The way we get food across the globe is growing more complex, bringing unseen vulnerabilities to the supply chain, writes Swiss Re Corporate Solutions’ food and agriculture expert Oleksandr Artiushyn
Supply chains are becoming longer and more complex. For food manufacturers, this poses a significant threat. Once upon a time, food makers worried about a fire or flood at one of their own factories. But now, with just-in-time manufacturing and supply, they must worry about everything from drought in Pakistan to earthquakes in Japan, as well as fires or floods in their own factories.
This leaves food manufacturers uniquely exposed. Their products often depend on dozens of perishable ingredients arriving from so many different countries. If just one of those ingredients fails to turn up, those firms can be left with tons of stock rotting in containers, never to be used.
Meanwhile, the supermarkets, restaurants, airlines, vending machine firms and caterers that depend on those firms to provide food to their customers, also risk being left with a shortfall as their customers go elsewhere.
All of this could erode the bottom line of businesses that trade at increasingly low margins.
The untouchable
Oleksandr Artiushyn,
Swiss Re Corporate Solutions
These risks are faced by food manufacturers and vendors every day, but wouldn’t be covered under a “traditional” insurance policy. So we have to change the way we work and find innovative ways to transfer these kinds of risks. It’s no longer just the tangible assets, or visible risks, that we insure. We now have to cover the intangible risks.

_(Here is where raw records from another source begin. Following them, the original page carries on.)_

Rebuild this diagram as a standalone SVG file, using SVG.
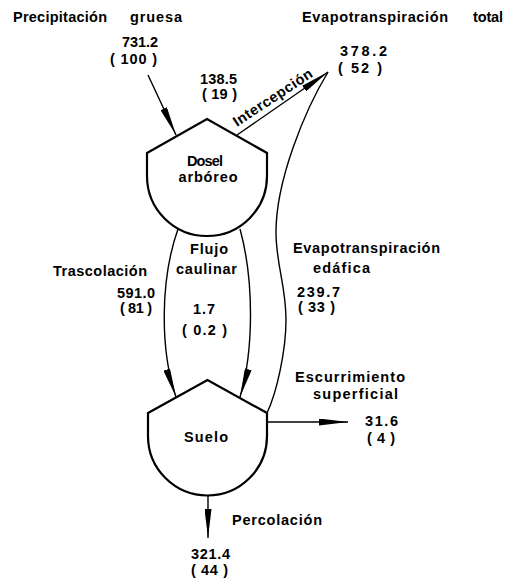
<svg xmlns="http://www.w3.org/2000/svg" width="512" height="578" viewBox="0 0 512 578">
<style>
.node{fill:#fff;stroke:#000;stroke-width:2.2;stroke-linejoin:miter}
.conn{fill:none;stroke:#000;stroke-width:1.4}
text{font-family:"Liberation Sans",Arial,Helvetica,sans-serif;font-size:14.5px;font-weight:bold;fill:#000}
.c{text-anchor:middle}
</style>
<defs>
<marker id="wedge" markerUnits="userSpaceOnUse" markerWidth="30" markerHeight="7" viewBox="0 0 30 7" refX="29" refY="3.5" orient="auto">
<path d="M0,0 L29,3.5 L0,7 Z" fill="#000"/>
</marker>
</defs>
<rect width="512" height="578" fill="#fff"/>
<g id="connectors">
<path class="conn" d="M148,75 L176,135" marker-end="url(#wedge)"/>
<path class="conn" d="M237,135 L328,72" marker-end="url(#wedge)"/>
<path class="conn" d="M178,229 C160,280 160,350 176,397" marker-end="url(#wedge)"/>
<path class="conn" d="M240,229 C254,280 254,350 240,397" marker-end="url(#wedge)"/>
<path class="conn" d="M267,413 C277,392 286,350 286,320 C286,285 276,265 276,232 C276,180 305,110 328,72"/>
<path class="conn" d="M268,422 L348,422" marker-end="url(#wedge)"/>
<path class="conn" d="M208,496 L208,538" marker-end="url(#wedge)"/>
</g>
<g id="dosel">
<path class="node" d="M147,153 L207,119 L267,153 L267,176 A60,60 0 0 1 147,176 Z"/>
<text class="c" x="205" y="166" textLength="36">Dosel</text>
<text class="c" x="208" y="182" textLength="59">arbóreo</text>
</g>
<g id="suelo">
<path class="node" d="M148,413 L207.5,380 L267,413 L267,436 A59.5,59.5 0 0 1 148,436 Z"/>
<text class="c" x="206" y="442" textLength="44">Suelo</text>
</g>
<g id="labels">
<text x="13" y="22" textLength="94">Precipitación</text>
<text x="130" y="22" textLength="52">gruesa</text>
<text x="302" y="22" textLength="146">Evapotranspiración</text>
<text x="473" y="22" textLength="30">total</text>
<text x="122" y="47" textLength="36">731.2</text>
<text x="110" y="64" textLength="47">( 100 )</text>
<text x="200" y="84" textLength="37">138.5</text>
<text x="202" y="99" textLength="35">( 19 )</text>
<text x="340" y="56" textLength="47">378.2</text>
<text x="338" y="73" textLength="44">( 52 )</text>
<text x="237" y="127" textLength="92" transform="rotate(-33.5 237 127)">Intercepción</text>
<text x="190" y="254" textLength="38">Flujo</text>
<text x="176" y="274" textLength="61">caulinar</text>
<text x="53" y="276" textLength="94">Trascolación</text>
<text x="117" y="298" textLength="38">591.0</text>
<text x="120" y="313" textLength="32">( 81 )</text>
<text x="193" y="314" textLength="22">1.7</text>
<text x="182" y="335" textLength="45">( 0.2 )</text>
<text x="293" y="253" textLength="147">Evapotranspiración</text>
<text x="313" y="273" textLength="57">edáfica</text>
<text x="297" y="297" textLength="43">239.7</text>
<text x="298" y="312" textLength="37">( 33 )</text>
<text x="295" y="382" textLength="110">Escurrimiento</text>
<text x="313" y="399" textLength="85">superficial</text>
<text x="365" y="426" textLength="33">31.6</text>
<text x="367" y="443" textLength="28">( 4 )</text>
<text x="232" y="525" textLength="90">Percolación</text>
<text x="191" y="559" textLength="39">321.4</text>
<text x="191" y="575" textLength="37">( 44 )</text>
</g>
</svg>
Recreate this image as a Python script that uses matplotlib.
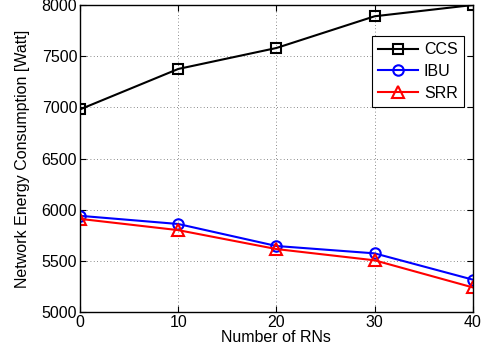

Companies, especially listed firms, need to accurately forecast and maintain cash flows and revenues, which means they cannot afford to leave themselves vulnerable to climatic shocks.
That expectation of cash flow and revenue plays a big role. We recognised that and came up with an innovative, tailor-made cover to protect it.
One such policy is a non-damage business interruption cover, which triggers even when there hasn’t been a physical loss. We also provide bespoke parametric products, that are triggered by an event, rather than quantifiable loss.
Climatic perils
When there is a disruption to a company´s operations, there isn’t always time or a lengthy assessment. That’s why a parametric cover incorporates an unambiguous, fast payment mechanism that removes the uncertainty of cash flow. So, when a covered event is triggered, insurers pay out fast with the aim to get the business back up and running.
The earth’s climate is changing and that has had a significant impact on the number and severity of natural catastrophes in recent years. The resulting volatility in supply of raw materials can, in turn, have a severe impact, not just on farmers, but on all the players along the supply chain.
In response, we developed solutions that are tied to weather events – or climatic perils – to cover revenue and cash-flow exposure related to drops in the supply of the underlying commodity.
Never left high and dry
But it’s not just about the supply side. Companies are also vulnerable to shocks on the demand side.
My favourite example: People drink less beer when it gets cooler. So how did we respond to this? We developed a cover for companies – the breweries affected here – to hedge that risk with a policy that is designed to pay out when there is an unseasonable drop in temperature to offset the subsequent loss of revenue from beer left undrunk.
The world is changing in ways that we can’t always see. But that doesn’t mean we can’t measure the intangible risk.